* Begin Source records *

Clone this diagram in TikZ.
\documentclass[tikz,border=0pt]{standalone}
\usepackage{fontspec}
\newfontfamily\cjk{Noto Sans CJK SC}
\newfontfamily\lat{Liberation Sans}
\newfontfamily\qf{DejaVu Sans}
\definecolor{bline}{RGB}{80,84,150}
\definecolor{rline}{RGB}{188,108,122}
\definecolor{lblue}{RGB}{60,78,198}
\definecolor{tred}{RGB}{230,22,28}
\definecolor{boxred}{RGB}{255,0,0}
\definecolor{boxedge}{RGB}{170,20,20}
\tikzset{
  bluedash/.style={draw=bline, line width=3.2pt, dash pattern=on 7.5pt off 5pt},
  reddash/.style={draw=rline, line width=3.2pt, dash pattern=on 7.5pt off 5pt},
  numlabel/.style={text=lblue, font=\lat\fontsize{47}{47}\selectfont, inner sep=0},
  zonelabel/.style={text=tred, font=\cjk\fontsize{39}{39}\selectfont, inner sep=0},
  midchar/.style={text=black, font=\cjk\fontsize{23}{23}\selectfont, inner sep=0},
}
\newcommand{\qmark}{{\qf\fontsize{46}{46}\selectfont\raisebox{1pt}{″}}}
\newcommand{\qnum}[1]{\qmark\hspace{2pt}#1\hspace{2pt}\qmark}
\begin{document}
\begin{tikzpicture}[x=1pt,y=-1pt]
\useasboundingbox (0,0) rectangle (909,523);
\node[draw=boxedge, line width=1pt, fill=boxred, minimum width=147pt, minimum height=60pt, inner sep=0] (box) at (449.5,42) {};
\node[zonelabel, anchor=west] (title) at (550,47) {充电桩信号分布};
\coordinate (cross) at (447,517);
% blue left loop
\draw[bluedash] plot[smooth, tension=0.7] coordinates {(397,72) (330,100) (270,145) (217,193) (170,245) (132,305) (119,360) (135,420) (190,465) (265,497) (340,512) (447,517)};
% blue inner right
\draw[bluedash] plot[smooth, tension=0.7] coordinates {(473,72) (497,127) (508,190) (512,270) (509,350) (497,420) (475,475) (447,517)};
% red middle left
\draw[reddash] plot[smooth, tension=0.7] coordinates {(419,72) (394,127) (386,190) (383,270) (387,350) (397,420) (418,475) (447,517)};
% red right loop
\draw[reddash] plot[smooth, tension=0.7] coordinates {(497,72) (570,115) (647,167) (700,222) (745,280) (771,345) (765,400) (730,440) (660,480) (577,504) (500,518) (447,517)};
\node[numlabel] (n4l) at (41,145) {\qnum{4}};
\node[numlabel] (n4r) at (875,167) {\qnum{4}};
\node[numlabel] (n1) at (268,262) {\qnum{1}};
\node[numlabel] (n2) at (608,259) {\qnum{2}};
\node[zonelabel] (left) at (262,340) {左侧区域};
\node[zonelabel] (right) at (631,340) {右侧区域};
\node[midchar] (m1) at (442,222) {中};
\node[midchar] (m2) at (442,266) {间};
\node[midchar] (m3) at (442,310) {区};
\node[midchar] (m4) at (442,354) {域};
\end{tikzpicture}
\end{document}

* End Source records *
* Begin Source records *

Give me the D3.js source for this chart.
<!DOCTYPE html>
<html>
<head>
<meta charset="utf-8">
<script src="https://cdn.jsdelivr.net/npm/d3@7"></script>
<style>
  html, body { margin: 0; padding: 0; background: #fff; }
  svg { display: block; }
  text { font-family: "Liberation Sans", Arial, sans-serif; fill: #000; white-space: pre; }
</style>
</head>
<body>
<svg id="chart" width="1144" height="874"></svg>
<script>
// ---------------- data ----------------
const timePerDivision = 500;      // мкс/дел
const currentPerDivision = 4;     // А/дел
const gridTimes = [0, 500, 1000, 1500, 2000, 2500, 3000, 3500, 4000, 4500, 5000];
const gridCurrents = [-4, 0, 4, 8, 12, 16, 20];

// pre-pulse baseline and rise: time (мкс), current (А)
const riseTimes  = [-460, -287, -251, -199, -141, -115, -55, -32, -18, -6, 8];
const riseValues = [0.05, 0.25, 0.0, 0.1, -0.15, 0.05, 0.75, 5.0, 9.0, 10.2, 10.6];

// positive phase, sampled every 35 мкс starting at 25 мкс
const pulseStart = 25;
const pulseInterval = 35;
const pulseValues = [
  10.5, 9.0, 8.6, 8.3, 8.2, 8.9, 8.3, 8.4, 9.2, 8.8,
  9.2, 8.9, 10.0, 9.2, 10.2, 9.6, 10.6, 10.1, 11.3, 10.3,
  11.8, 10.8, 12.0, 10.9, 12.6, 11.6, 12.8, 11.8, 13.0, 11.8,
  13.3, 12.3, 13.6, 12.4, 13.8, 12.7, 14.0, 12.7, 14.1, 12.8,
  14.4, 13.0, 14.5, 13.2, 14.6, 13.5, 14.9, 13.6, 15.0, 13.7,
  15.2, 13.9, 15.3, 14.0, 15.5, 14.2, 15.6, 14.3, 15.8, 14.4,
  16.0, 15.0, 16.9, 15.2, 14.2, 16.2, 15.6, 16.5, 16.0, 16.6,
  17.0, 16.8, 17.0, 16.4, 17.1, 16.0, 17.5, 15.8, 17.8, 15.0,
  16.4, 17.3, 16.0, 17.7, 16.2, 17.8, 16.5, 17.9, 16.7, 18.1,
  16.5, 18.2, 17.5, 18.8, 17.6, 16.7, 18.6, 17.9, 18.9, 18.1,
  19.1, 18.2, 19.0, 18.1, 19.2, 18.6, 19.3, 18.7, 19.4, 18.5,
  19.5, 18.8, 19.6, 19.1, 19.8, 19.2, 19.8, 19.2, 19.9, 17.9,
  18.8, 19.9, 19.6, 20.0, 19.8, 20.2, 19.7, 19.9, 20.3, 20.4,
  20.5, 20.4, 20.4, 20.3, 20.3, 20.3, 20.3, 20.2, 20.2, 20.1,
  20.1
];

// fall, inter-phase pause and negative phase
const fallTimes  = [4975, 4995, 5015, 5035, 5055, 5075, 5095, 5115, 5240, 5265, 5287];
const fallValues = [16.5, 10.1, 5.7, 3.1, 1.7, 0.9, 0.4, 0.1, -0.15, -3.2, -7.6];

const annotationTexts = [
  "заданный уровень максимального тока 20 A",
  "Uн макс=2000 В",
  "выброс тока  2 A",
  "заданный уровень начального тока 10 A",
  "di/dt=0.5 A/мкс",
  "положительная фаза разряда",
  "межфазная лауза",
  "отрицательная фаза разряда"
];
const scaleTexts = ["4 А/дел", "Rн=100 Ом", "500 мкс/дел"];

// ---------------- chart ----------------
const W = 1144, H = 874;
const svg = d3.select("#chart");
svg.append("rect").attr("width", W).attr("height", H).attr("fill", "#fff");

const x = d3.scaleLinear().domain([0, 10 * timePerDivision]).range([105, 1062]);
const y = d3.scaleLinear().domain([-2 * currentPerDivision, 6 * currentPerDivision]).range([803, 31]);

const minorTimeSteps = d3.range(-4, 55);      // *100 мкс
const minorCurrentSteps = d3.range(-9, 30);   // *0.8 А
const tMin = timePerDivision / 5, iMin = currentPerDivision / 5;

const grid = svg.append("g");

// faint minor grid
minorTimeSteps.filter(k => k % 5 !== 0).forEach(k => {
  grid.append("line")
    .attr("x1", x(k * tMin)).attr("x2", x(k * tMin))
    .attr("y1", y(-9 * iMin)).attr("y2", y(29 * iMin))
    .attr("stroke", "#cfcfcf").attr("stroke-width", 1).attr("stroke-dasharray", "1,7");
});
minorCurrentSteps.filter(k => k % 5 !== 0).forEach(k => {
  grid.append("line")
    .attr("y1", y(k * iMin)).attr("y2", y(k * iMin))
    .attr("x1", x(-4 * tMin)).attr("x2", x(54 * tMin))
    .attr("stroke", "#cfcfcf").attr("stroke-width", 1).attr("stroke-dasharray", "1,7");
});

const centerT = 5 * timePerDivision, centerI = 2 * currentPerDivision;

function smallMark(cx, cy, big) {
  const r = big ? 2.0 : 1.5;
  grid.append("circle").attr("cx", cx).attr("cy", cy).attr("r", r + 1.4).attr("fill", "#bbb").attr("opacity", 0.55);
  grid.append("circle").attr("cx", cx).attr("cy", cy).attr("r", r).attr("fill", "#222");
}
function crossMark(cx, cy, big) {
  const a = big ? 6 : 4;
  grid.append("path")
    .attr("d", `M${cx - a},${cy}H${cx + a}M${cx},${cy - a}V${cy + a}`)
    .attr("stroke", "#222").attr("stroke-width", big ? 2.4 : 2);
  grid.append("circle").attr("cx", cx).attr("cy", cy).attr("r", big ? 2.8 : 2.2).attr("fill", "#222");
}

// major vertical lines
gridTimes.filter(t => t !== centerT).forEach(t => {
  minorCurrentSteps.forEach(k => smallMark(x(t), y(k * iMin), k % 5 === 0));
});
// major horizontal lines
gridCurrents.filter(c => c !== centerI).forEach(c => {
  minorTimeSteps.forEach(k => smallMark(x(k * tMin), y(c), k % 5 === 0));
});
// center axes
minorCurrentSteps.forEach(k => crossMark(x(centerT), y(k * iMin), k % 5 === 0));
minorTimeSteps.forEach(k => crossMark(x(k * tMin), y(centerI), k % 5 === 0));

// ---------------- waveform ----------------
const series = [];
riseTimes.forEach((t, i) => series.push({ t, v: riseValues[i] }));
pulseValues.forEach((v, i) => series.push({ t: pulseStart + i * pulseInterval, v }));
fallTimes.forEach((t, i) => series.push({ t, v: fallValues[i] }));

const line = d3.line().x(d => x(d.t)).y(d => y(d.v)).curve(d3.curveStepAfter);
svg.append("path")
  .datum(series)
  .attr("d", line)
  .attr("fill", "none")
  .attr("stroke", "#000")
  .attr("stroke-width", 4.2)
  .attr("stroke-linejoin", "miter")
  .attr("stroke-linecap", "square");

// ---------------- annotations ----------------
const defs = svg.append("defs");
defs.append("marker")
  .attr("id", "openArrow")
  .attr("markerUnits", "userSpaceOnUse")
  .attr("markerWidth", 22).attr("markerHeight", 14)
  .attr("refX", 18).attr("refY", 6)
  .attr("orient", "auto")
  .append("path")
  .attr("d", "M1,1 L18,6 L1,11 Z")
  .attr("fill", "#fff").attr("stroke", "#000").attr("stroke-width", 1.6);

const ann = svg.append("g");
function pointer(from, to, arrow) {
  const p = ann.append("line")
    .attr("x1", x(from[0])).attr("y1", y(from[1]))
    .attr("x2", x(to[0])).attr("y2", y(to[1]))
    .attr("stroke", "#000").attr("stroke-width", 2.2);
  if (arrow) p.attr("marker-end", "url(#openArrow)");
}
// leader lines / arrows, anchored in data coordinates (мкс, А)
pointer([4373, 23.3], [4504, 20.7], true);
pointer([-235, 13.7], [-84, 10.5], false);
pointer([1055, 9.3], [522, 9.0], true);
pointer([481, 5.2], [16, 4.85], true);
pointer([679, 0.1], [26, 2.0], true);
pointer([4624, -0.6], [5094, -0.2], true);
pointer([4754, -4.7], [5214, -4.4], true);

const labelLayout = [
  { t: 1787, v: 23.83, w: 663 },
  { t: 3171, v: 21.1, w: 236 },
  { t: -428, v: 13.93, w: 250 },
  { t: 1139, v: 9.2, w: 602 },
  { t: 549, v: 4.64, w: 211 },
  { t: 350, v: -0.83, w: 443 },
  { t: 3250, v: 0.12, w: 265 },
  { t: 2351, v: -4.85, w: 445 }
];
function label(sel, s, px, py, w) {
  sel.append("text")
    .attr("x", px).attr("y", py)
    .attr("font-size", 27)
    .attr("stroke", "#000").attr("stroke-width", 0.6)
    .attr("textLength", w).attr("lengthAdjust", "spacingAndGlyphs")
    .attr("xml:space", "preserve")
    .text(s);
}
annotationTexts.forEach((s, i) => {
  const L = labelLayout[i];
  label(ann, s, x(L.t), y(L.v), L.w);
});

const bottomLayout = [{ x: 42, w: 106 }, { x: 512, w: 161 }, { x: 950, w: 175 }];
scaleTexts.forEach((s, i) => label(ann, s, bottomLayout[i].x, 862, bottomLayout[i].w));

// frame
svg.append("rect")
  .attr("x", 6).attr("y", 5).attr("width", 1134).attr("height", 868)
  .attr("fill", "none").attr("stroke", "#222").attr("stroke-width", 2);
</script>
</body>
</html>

* End Source records *

◆ **Task to complete**
Everything from the line that contains "Give me the D3.js source for this chart." to the line that contains "9.0, 10.2, 10.6];" must be transcribed exactly, both end lines included.

◆ **Task response**
Give me the D3.js source for this chart.
<!DOCTYPE html>
<html>
<head>
<meta charset="utf-8">
<script src="https://cdn.jsdelivr.net/npm/d3@7"></script>
<style>
  html, body { margin: 0; padding: 0; background: #fff; }
  svg { display: block; }
  text { font-family: "Liberation Sans", Arial, sans-serif; fill: #000; white-space: pre; }
</style>
</head>
<body>
<svg id="chart" width="1144" height="874"></svg>
<script>
// ---------------- data ----------------
const timePerDivision = 500;      // мкс/дел
const currentPerDivision = 4;     // А/дел
const gridTimes = [0, 500, 1000, 1500, 2000, 2500, 3000, 3500, 4000, 4500, 5000];
const gridCurrents = [-4, 0, 4, 8, 12, 16, 20];

// pre-pulse baseline and rise: time (мкс), current (А)
const riseTimes  = [-460, -287, -251, -199, -141, -115, -55, -32, -18, -6, 8];
const riseValues = [0.05, 0.25, 0.0, 0.1, -0.15, 0.05, 0.75, 5.0, 9.0, 10.2, 10.6];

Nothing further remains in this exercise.